French President Nicholas Sarkozy received a rock star’s welcome October 7 in Tbilisi, drawing wild applause when he announced, “when I am in Georgia and I know I am in Europe.”
Appearing before a large crowd at Tbilisi’s central Freedom Square, Sarkozy pledged support for Georgia’s Euro-Atlantic aspirations, and took a thinly disguised jab at Russia, saying; “The Soviet Union is over and no sphere of influences policy can replace it.”
The Georgia visit marked Sarkozy’s last stop on a tour that took him around the Caucasus. In Yerevan, Sarkozy urged Armenians and Azerbaijanis to “take the risk of peace” and resolve the Nagorno-Karabakh conflict. He also won Armenian hearts and minds by calling on Turkey to own up to the 1915 genocide of the Armenians.
Given that Azerbaijan is Turkey’s strategic ally, Sarkozy’s swipe at Ankara led to a somewhat subdued reception in Baku. A façade of politeness was maintained throughout his Azerbaijan visit, however, as a courteous tête à tête with Azerbaijani President Ilham Aliyev preceded a succinct statement on a need to deepen cooperation. Sarkozy also made Azerbaijan’s First Lady Mehriban Aliyeva an Officer of French Legion of Honor.

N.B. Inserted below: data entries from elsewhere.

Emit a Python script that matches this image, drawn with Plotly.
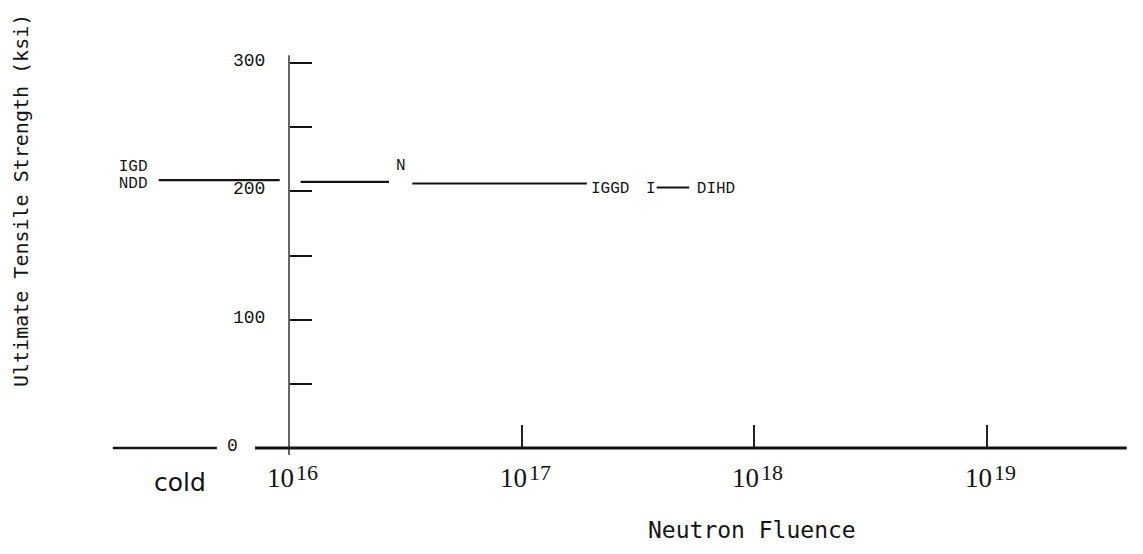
import plotly.graph_objects as go

# ---------------- data ----------------
# horizontal UTS segments (x in log10 of neutron fluence, "cold" region left of 1e16)
seg_x_start = [15.44, 16.05, 16.53, 17.58]
seg_x_end = [15.96, 16.43, 17.28, 17.72]
seg_uts = [208.8, 207.3, 206.1, 203.0]

# specimen letter markers
point_labels = ["IGD", "NDD", "N", "IGGD", "I", "DIHD"]
point_x = [15.33, 15.33, 16.48, 17.38, 17.555, 17.835]
point_uts = [219.0, 205.5, 219.5, 201.5, 201.5, 201.5]

y_tick_vals = [0, 50, 100, 150, 200, 250, 300]
y_label_vals = [100, 200, 300]
y_label_text = ["100", "200", "300"]
x_decades = [16, 17, 18, 19]
x_exponents = ["16", "17", "18", "19"]
cold_pos = 15.53
cold_text = "cold"

INK = "#141414"
W, H = 1135, 546   # page adds an 8px body margin

fig = go.Figure()

xs, ys = [], []
for a, b, v in zip(seg_x_start, seg_x_end, seg_uts):
    xs += [a, b, None]
    ys += [v, v, None]
fig.add_trace(go.Scatter(x=xs, y=ys, mode="lines",
                         line=dict(color=INK, width=2.2),
                         hoverinfo="skip", showlegend=False))

fig.add_trace(go.Scatter(x=point_x, y=point_uts, mode="text", text=point_labels,
                         textfont=dict(family="Liberation Mono", size=16, color=INK),
                         textposition="middle center", showlegend=False,
                         hoverinfo="skip"))

# axis lines (broken x axis like the original)
shapes = [
    dict(type="line", xref="x", yref="y", x0=16, x1=16, y0=-5.5, y1=306,
         line=dict(color="#333", width=1.5)),
    dict(type="line", xref="x", yref="y", x0=15.243, x1=15.69, y0=0, y1=0,
         line=dict(color=INK, width=2.6)),
    dict(type="line", xref="x", yref="y", x0=15.854, x1=19.60, y0=0, y1=0,
         line=dict(color=INK, width=2.8)),
]

ann = []
for v, t in zip(y_label_vals, y_label_text):
    ann.append(dict(x=16, y=v, xref="x", yref="y", text=t, showarrow=False,
                    xanchor="right", xshift=-22, yshift=2,
                    font=dict(family="Liberation Mono", size=18, color=INK)))
ann.append(dict(x=16, y=0, xref="x", yref="y", text="0", showarrow=False,
                xanchor="center", xshift=-57, yshift=2,
                font=dict(family="Liberation Mono", size=18, color=INK)))

for d, e in zip(x_decades, x_exponents):
    ann.append(dict(x=d, y=0, xref="x", yref="y", text="10", showarrow=False,
                    xanchor="right", yanchor="middle", xshift=7, yshift=-30,
                    font=dict(family="Liberation Serif", size=27, color=INK)))
    ann.append(dict(x=d, y=0, xref="x", yref="y", text=e, showarrow=False,
                    xanchor="left", yanchor="middle", xshift=5, yshift=-24,
                    font=dict(family="Liberation Serif", size=22, color=INK)))
ann.append(dict(x=cold_pos, y=0, xref="x", yref="y", text=cold_text, showarrow=False,
                xanchor="center", yanchor="middle", yshift=-34,
                font=dict(family="DejaVu Sans", size=25, color=INK)))

ann.append(dict(x=744 / W, y=1 - 522 / H, xref="paper", yref="paper",
                text="Neutron Fluence", showarrow=False,
                xanchor="center", yanchor="middle",
                font=dict(family="DejaVu Sans Mono", size=23, color=INK)))
ann.append(dict(x=13 / W, y=1 - 193 / H, xref="paper", yref="paper",
                text="Ultimate Tensile Strength (ksi)", showarrow=False,
                textangle=-90, xanchor="center", yanchor="middle",
                font=dict(family="DejaVu Sans Mono", size=20, color=INK)))

X0_PX, Y0_PX = 281, 440          # figure pixels of (1e16, 0 ksi)
PX_PER_DEC, PX_PER_KSI = 232.7, 385 / 300

fig.update_layout(
    width=W, height=H, margin=dict(l=0, r=0, t=0, b=0),
    paper_bgcolor="white", plot_bgcolor="white",
    shapes=shapes, annotations=ann,
    xaxis=dict(range=[16 - X0_PX / PX_PER_DEC, 16 + (W - X0_PX) / PX_PER_DEC],
               showgrid=False, zeroline=False, showline=False,
               ticks="inside", tickvals=x_decades[1:], ticklen=23, tickwidth=1.5,
               tickcolor="#222", showticklabels=False, anchor="free",
               position=(H - Y0_PX) / H, fixedrange=True),
    yaxis=dict(range=[-(H - Y0_PX) / PX_PER_KSI, Y0_PX / PX_PER_KSI],
               showgrid=False, zeroline=False, showline=False,
               ticks="inside", tickvals=y_tick_vals[1:], ticklen=22, tickwidth=2,
               tickcolor=INK, showticklabels=False, anchor="free",
               position=X0_PX / W, fixedrange=True),
)

fig.write_html("out.html")
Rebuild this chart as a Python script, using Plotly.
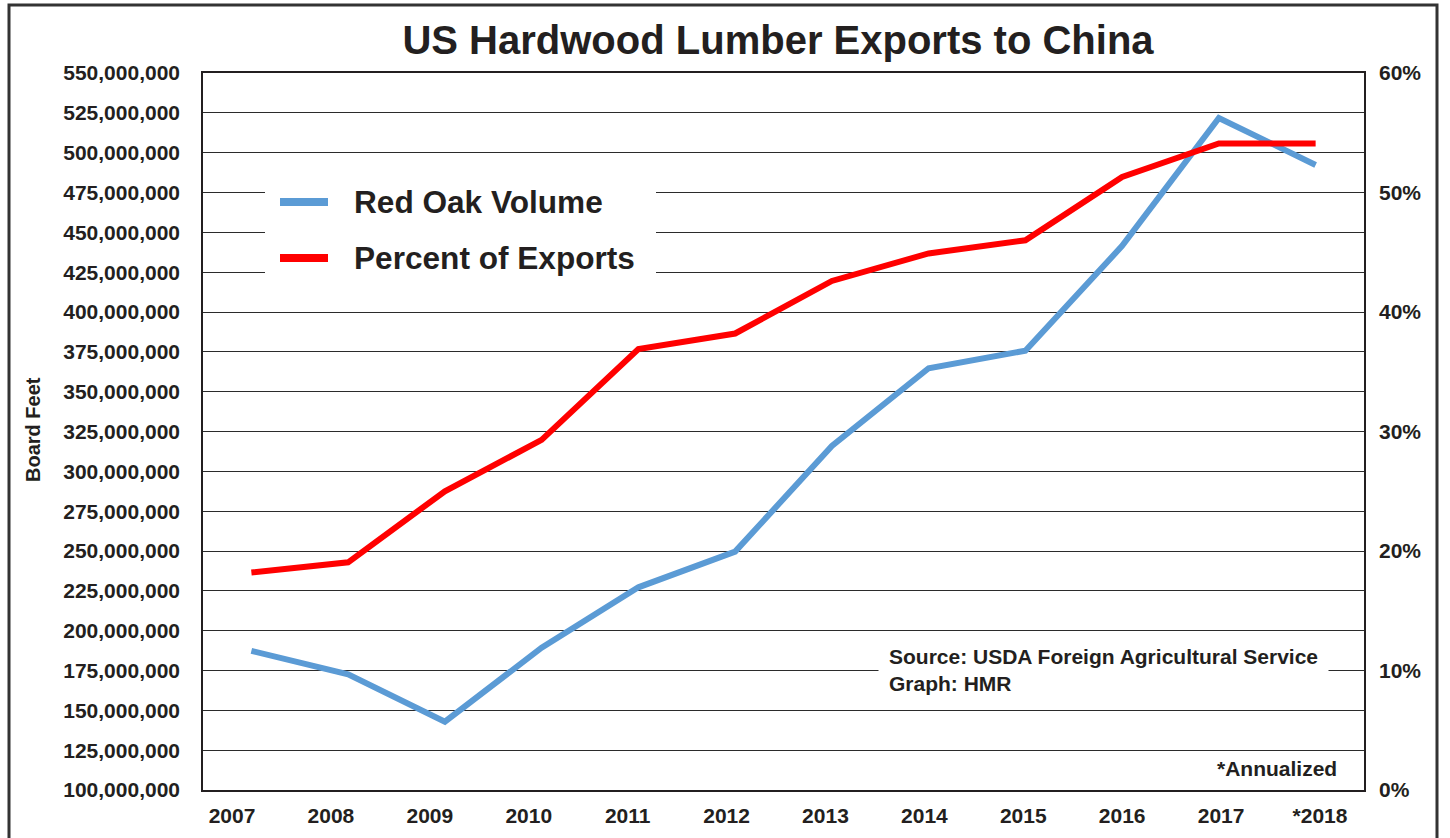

Some political experts in Tbilisi noted that the grand theatrics of the French president’s speech in Georgia reinforced an impression created by French media reports that the Caucasus tour marked the effective start of Sarkozy’s reelection campaign.
The build-up to Sarkozy’s appearance in Tbilisi lasted for a week. Promos aired on television called attention to the fact that Sarkozy played a central role in brokering a ceasefire during Georgia’s 2008 war with Russia that kept Russian tanks from rolling into the capital.
“Nickolas Sarkozy is again in Georgia,” a presenter announced in one promo, which included the flickering montage of 2008 war scenes and Sakrozy’s speeches. “Everyone who wants Georgia to emerge as modern European state … is expected [to turn out] on Freedom Square… to make our voice heard loudly around the world.”